- [Problem statement]:
Find every line below that contains the word "with" and copy it out.

- [Given records]:
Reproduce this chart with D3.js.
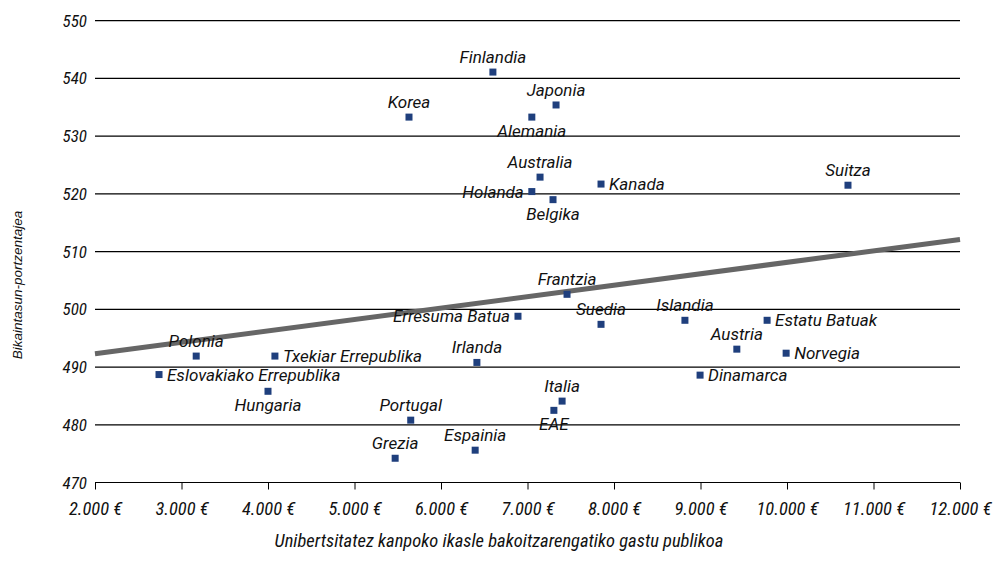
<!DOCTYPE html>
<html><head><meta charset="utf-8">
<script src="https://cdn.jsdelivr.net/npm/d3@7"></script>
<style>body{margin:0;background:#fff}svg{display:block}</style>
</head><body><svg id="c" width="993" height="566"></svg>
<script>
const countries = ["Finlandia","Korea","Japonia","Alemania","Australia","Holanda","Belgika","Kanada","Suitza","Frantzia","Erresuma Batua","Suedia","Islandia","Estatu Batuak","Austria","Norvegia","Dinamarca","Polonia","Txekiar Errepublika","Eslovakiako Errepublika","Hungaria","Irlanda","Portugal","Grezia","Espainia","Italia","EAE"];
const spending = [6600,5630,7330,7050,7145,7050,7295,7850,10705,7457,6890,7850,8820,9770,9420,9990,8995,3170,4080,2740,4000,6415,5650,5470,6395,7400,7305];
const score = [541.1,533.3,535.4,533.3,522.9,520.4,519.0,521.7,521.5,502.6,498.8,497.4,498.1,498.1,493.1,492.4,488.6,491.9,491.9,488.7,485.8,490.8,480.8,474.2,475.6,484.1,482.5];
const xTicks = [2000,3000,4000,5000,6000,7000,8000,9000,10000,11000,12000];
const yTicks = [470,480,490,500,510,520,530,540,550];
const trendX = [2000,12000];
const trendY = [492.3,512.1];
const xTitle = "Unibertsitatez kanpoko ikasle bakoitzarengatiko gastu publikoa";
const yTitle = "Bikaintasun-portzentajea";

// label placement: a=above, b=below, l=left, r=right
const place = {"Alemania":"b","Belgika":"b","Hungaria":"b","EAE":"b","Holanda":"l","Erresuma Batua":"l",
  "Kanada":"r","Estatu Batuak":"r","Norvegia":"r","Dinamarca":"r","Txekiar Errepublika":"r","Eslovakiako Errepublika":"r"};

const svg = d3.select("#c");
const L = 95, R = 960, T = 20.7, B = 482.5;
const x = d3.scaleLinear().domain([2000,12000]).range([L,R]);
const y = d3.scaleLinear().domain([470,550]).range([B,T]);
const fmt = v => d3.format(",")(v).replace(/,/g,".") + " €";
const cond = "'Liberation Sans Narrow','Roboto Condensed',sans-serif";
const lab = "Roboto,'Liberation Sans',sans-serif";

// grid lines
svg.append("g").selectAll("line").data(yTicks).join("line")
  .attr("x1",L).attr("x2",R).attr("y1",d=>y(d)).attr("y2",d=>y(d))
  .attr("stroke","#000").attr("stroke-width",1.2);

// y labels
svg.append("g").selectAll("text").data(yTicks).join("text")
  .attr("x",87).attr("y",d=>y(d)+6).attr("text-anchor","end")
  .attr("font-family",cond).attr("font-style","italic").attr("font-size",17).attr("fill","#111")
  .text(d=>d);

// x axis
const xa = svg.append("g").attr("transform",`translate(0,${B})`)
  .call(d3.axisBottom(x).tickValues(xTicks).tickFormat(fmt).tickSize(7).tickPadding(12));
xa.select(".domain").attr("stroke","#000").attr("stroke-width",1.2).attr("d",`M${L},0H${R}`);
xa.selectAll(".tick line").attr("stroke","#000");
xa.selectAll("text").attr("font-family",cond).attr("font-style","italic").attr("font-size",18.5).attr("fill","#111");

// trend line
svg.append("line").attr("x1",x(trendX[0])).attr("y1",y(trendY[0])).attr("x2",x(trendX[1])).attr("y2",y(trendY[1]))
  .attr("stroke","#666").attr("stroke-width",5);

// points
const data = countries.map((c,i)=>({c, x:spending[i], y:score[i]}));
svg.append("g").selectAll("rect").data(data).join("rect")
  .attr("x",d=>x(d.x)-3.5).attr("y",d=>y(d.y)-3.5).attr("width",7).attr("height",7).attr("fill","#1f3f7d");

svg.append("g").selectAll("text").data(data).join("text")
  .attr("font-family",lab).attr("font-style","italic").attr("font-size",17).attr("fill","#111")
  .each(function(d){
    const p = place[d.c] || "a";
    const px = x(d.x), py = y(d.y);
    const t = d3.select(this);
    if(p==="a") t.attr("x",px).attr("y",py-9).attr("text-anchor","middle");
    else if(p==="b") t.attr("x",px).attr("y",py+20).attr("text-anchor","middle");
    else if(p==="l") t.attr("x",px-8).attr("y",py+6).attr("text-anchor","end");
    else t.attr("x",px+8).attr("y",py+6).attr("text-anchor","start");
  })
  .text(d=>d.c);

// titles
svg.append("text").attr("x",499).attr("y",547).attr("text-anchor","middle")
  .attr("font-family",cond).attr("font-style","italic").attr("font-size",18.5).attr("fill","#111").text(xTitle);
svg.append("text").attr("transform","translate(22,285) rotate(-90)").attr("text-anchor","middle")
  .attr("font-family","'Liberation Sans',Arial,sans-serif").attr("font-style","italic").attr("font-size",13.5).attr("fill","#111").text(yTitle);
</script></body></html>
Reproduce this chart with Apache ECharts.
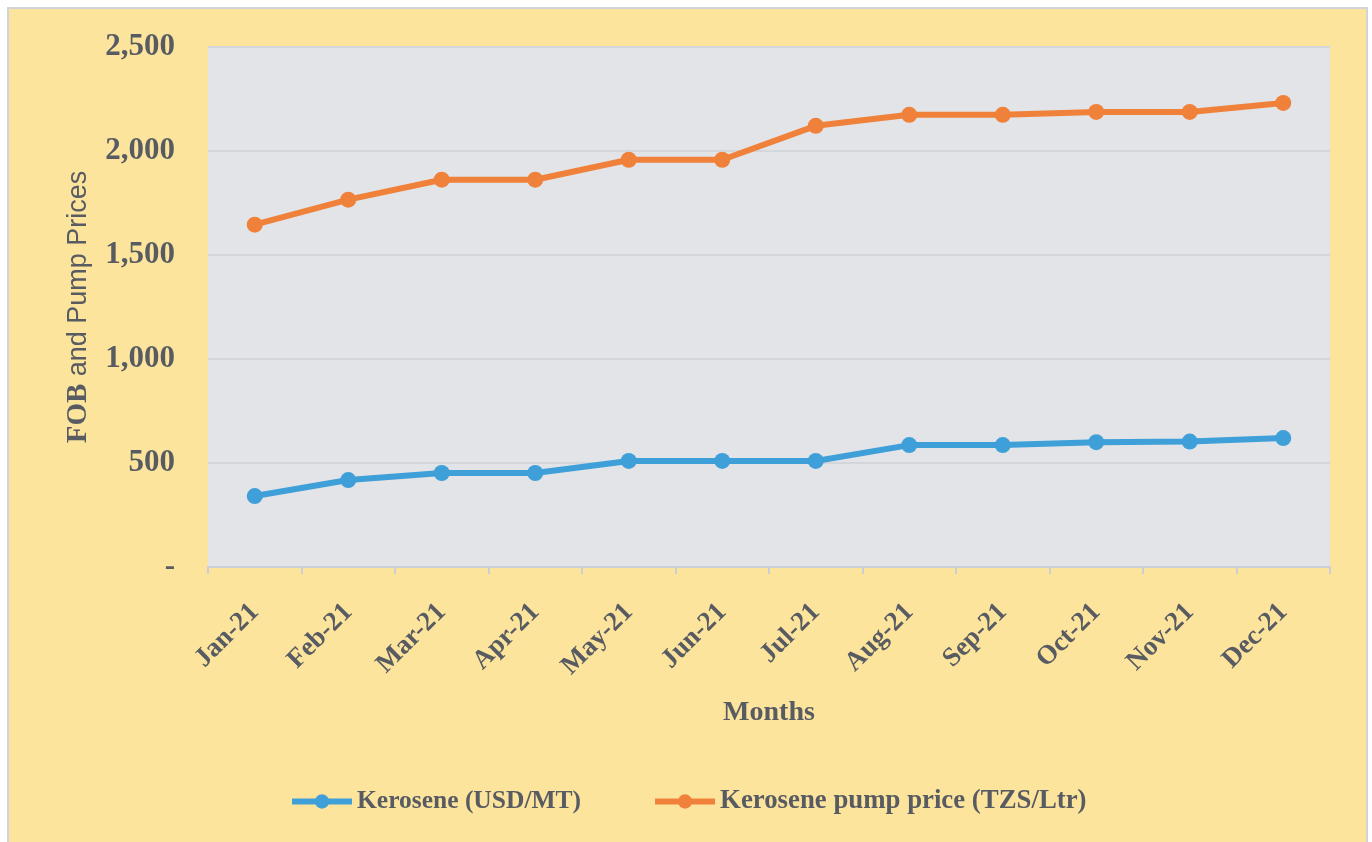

- [Answer to this exercise]:
Reproduce this chart with D3.js.
Reproduce this chart with Apache ECharts.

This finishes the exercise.